#### [REQUEST]
Pull out of the data below the stretch of lines bounded by the one containing "Recreate this image" and the one containing "(c8) at (688,226.4)", both bounds included, unchanged.

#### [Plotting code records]
= = = =

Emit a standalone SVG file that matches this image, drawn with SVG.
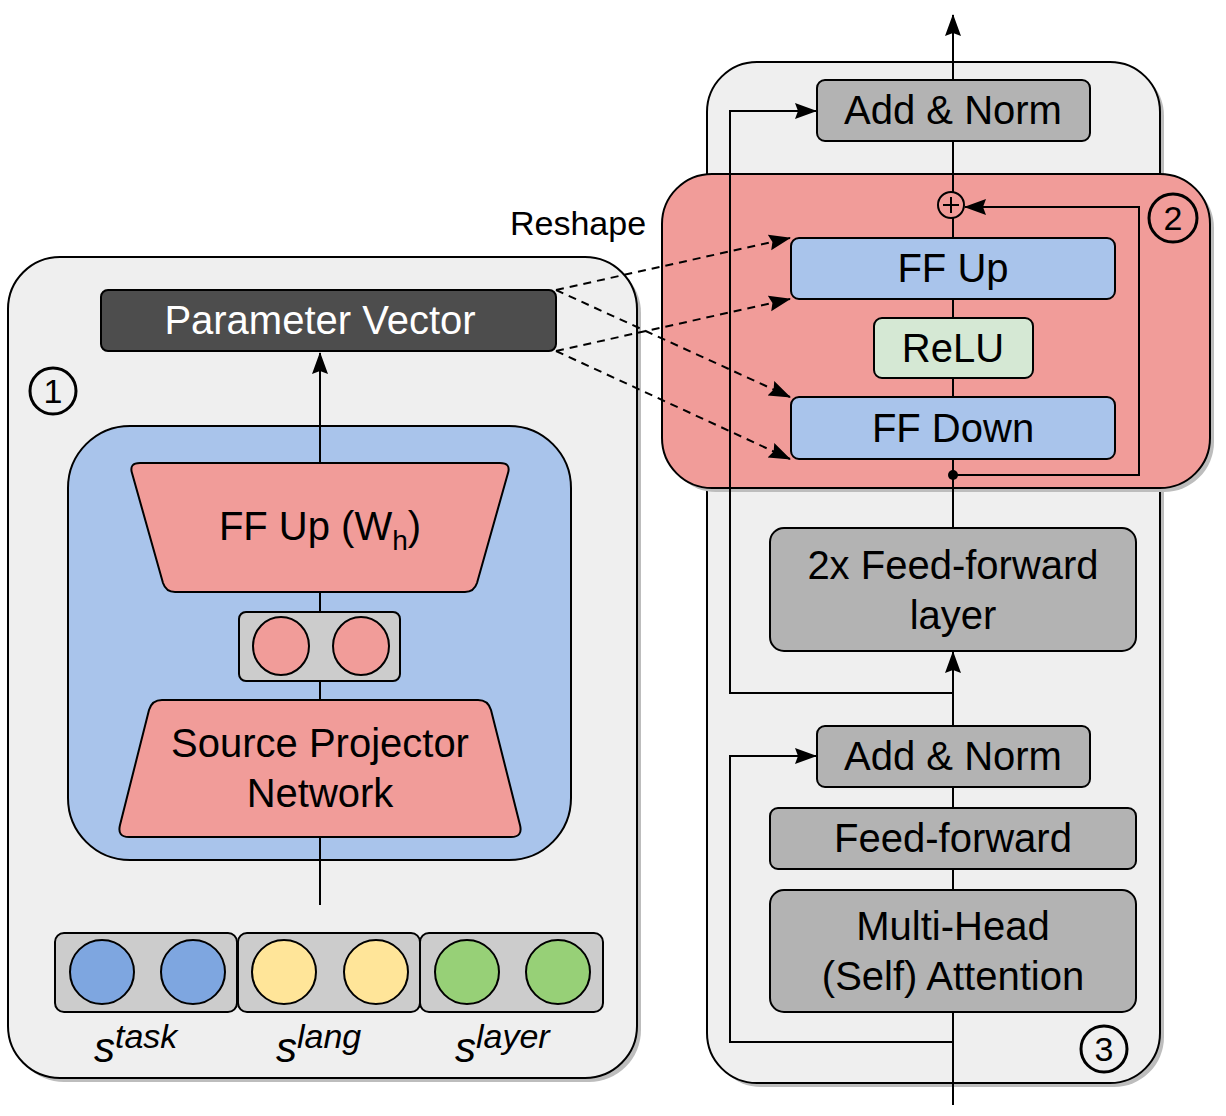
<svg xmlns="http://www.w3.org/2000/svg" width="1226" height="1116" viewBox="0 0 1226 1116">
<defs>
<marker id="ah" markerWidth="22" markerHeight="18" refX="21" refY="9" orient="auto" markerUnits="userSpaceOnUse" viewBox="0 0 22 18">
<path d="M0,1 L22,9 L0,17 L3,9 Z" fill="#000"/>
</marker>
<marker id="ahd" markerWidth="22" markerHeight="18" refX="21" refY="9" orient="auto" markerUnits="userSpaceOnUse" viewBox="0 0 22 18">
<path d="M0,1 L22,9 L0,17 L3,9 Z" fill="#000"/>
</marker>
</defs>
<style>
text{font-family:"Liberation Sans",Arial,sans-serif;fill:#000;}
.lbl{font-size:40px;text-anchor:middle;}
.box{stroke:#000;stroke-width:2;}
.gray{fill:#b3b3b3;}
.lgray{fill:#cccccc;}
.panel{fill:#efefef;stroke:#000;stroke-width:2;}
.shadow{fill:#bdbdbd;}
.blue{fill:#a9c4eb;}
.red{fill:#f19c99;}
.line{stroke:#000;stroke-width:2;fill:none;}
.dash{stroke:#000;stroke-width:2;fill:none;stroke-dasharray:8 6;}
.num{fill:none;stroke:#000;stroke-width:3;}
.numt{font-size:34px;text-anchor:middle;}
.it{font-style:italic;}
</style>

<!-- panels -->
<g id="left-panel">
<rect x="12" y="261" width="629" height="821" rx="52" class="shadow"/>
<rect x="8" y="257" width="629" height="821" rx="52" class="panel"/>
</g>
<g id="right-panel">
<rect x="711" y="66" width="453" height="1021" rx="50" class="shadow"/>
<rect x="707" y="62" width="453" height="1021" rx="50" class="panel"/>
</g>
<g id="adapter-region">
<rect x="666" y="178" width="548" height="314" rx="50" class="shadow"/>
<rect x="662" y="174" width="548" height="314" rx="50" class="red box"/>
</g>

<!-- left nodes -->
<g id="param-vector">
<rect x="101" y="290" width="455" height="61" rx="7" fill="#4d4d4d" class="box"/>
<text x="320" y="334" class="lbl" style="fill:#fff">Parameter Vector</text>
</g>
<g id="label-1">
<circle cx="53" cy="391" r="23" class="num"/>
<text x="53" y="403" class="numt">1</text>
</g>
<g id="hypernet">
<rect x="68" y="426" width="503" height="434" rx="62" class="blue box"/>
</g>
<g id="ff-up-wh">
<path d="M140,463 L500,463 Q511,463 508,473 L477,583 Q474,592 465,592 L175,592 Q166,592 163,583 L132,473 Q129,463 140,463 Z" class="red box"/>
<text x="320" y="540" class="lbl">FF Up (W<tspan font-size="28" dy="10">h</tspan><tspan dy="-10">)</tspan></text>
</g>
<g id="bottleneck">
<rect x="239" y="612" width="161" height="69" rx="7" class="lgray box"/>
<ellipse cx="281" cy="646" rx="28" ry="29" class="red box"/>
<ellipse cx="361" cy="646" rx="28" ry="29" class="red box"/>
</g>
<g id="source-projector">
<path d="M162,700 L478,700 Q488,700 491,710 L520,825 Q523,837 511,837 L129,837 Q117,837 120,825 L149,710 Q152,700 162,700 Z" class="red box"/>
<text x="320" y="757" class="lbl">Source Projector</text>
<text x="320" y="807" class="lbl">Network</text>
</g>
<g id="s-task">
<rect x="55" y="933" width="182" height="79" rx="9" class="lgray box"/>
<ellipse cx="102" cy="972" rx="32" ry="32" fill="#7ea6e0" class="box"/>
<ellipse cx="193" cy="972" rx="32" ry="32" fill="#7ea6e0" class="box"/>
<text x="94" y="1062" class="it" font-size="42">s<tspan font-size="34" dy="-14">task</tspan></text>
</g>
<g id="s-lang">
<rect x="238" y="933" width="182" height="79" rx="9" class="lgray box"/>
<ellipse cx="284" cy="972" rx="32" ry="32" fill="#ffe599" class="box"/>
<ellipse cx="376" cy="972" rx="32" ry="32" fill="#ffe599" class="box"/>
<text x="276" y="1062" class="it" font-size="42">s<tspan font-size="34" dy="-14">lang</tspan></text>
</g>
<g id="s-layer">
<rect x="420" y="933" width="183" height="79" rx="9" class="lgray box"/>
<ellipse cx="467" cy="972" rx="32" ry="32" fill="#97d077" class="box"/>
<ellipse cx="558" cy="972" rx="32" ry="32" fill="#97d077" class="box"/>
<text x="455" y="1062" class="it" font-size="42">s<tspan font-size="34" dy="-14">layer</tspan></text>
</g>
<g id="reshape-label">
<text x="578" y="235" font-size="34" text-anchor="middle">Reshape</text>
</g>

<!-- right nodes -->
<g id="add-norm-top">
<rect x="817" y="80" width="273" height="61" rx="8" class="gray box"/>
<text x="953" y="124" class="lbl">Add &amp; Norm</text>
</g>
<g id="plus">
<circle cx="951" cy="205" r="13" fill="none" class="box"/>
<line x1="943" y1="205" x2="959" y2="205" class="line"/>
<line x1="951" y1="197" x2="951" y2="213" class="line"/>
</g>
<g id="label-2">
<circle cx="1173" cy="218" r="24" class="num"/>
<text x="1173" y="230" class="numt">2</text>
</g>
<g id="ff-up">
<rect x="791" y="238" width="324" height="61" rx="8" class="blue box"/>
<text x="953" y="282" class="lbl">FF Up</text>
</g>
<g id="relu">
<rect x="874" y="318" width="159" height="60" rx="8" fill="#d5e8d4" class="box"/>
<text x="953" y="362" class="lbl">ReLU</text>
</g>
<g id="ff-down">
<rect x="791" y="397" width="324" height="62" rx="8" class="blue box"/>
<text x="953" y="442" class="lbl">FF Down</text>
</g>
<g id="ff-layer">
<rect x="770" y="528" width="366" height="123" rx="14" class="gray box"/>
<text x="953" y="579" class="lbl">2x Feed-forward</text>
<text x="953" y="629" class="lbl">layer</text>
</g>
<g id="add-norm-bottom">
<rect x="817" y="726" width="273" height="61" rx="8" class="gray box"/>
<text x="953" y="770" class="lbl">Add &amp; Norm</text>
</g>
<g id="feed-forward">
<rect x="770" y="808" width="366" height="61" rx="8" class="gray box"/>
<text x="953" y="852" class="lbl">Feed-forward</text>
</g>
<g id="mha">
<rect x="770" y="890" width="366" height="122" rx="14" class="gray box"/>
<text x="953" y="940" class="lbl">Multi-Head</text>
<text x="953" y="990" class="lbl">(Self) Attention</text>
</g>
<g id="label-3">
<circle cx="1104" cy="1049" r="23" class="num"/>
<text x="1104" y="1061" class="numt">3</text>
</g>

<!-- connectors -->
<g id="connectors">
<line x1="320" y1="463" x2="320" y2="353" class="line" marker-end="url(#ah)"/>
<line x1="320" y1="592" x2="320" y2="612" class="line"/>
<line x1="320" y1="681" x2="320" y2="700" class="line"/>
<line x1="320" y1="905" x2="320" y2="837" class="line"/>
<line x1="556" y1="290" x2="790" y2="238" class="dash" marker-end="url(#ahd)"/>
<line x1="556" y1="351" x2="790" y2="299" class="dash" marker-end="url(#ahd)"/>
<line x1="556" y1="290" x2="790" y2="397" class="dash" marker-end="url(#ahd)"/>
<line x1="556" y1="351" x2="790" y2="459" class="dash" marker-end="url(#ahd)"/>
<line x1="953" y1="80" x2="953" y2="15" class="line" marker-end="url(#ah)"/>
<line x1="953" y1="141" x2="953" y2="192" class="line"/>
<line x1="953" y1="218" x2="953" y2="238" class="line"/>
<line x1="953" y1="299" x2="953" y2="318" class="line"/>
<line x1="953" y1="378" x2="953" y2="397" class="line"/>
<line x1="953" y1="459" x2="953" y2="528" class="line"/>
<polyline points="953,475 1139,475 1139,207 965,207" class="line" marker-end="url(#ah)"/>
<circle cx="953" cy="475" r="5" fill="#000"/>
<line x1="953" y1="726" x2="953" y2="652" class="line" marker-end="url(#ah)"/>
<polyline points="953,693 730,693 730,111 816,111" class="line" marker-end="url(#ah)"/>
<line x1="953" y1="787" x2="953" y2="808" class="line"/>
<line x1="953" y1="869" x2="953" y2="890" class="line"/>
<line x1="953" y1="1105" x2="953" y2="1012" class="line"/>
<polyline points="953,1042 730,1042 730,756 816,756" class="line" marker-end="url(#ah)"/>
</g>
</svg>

= = = =

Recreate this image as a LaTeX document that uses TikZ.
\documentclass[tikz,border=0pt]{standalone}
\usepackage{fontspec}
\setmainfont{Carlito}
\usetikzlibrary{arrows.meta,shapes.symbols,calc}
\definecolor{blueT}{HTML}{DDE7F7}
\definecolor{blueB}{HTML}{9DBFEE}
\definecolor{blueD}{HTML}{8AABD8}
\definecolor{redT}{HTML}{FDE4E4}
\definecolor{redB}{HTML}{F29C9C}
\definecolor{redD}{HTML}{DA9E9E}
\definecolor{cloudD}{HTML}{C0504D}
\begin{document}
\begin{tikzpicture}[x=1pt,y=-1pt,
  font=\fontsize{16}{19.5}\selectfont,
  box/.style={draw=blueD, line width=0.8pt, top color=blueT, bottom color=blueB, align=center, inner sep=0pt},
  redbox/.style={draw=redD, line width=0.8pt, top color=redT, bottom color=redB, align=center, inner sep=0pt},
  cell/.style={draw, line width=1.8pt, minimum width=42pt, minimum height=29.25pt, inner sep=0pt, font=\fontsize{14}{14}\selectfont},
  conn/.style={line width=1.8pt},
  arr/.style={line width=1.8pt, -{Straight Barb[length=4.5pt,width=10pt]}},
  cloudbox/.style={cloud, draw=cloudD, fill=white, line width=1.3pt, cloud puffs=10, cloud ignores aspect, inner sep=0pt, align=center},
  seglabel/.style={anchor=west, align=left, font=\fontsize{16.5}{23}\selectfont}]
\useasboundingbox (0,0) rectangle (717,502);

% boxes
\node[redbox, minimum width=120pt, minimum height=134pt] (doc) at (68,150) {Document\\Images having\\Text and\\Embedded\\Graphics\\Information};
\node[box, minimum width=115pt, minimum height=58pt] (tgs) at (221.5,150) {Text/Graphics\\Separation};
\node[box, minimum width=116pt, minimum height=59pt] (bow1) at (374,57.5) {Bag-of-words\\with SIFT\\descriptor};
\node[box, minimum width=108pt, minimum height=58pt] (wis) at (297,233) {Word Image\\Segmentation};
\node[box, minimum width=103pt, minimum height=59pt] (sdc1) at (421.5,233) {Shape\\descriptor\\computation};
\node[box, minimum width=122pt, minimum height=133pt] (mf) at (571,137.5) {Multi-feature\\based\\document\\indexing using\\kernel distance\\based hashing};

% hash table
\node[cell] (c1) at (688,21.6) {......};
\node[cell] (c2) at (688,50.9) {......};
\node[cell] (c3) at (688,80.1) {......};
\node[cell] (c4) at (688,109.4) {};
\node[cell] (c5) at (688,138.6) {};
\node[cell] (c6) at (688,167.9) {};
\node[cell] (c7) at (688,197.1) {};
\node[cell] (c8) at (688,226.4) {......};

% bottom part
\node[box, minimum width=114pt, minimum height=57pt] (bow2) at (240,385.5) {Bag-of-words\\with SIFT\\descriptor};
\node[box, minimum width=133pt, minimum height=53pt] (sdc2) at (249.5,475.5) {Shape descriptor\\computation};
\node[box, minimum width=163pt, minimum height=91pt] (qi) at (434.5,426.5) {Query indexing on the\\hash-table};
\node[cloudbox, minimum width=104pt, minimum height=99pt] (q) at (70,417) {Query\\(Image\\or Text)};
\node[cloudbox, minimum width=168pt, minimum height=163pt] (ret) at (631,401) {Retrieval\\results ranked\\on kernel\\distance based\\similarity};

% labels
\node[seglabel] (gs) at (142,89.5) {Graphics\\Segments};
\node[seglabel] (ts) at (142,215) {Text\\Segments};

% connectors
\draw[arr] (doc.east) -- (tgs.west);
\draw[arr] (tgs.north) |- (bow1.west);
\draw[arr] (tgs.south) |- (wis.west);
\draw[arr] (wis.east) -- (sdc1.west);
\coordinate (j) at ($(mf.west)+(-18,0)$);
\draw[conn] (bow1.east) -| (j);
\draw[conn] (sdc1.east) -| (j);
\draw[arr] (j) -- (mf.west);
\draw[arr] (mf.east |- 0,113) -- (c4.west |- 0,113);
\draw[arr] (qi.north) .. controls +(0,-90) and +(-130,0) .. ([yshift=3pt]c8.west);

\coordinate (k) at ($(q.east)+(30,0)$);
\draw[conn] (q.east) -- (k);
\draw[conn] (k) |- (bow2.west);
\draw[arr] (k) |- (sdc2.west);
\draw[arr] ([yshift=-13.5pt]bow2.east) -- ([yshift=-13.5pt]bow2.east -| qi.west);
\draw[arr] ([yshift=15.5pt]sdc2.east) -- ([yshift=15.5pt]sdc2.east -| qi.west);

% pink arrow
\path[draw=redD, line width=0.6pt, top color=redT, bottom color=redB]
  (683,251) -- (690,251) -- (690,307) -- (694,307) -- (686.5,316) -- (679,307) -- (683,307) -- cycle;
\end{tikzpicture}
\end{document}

= = = =

#### [EXERCISE SOLUTION]
Recreate this image as a LaTeX document that uses TikZ.
\documentclass[tikz,border=0pt]{standalone}
\usepackage{fontspec}
\setmainfont{Carlito}
\usetikzlibrary{arrows.meta,shapes.symbols,calc}
\definecolor{blueT}{HTML}{DDE7F7}
\definecolor{blueB}{HTML}{9DBFEE}
\definecolor{blueD}{HTML}{8AABD8}
\definecolor{redT}{HTML}{FDE4E4}
\definecolor{redB}{HTML}{F29C9C}
\definecolor{redD}{HTML}{DA9E9E}
\definecolor{cloudD}{HTML}{C0504D}
\begin{document}
\begin{tikzpicture}[x=1pt,y=-1pt,
  font=\fontsize{16}{19.5}\selectfont,
  box/.style={draw=blueD, line width=0.8pt, top color=blueT, bottom color=blueB, align=center, inner sep=0pt},
  redbox/.style={draw=redD, line width=0.8pt, top color=redT, bottom color=redB, align=center, inner sep=0pt},
  cell/.style={draw, line width=1.8pt, minimum width=42pt, minimum height=29.25pt, inner sep=0pt, font=\fontsize{14}{14}\selectfont},
  conn/.style={line width=1.8pt},
  arr/.style={line width=1.8pt, -{Straight Barb[length=4.5pt,width=10pt]}},
  cloudbox/.style={cloud, draw=cloudD, fill=white, line width=1.3pt, cloud puffs=10, cloud ignores aspect, inner sep=0pt, align=center},
  seglabel/.style={anchor=west, align=left, font=\fontsize{16.5}{23}\selectfont}]
\useasboundingbox (0,0) rectangle (717,502);

% boxes
\node[redbox, minimum width=120pt, minimum height=134pt] (doc) at (68,150) {Document\\Images having\\Text and\\Embedded\\Graphics\\Information};
\node[box, minimum width=115pt, minimum height=58pt] (tgs) at (221.5,150) {Text/Graphics\\Separation};
\node[box, minimum width=116pt, minimum height=59pt] (bow1) at (374,57.5) {Bag-of-words\\with SIFT\\descriptor};
\node[box, minimum width=108pt, minimum height=58pt] (wis) at (297,233) {Word Image\\Segmentation};
\node[box, minimum width=103pt, minimum height=59pt] (sdc1) at (421.5,233) {Shape\\descriptor\\computation};
\node[box, minimum width=122pt, minimum height=133pt] (mf) at (571,137.5) {Multi-feature\\based\\document\\indexing using\\kernel distance\\based hashing};

% hash table
\node[cell] (c1) at (688,21.6) {......};
\node[cell] (c2) at (688,50.9) {......};
\node[cell] (c3) at (688,80.1) {......};
\node[cell] (c4) at (688,109.4) {};
\node[cell] (c5) at (688,138.6) {};
\node[cell] (c6) at (688,167.9) {};
\node[cell] (c7) at (688,197.1) {};
\node[cell] (c8) at (688,226.4) {......};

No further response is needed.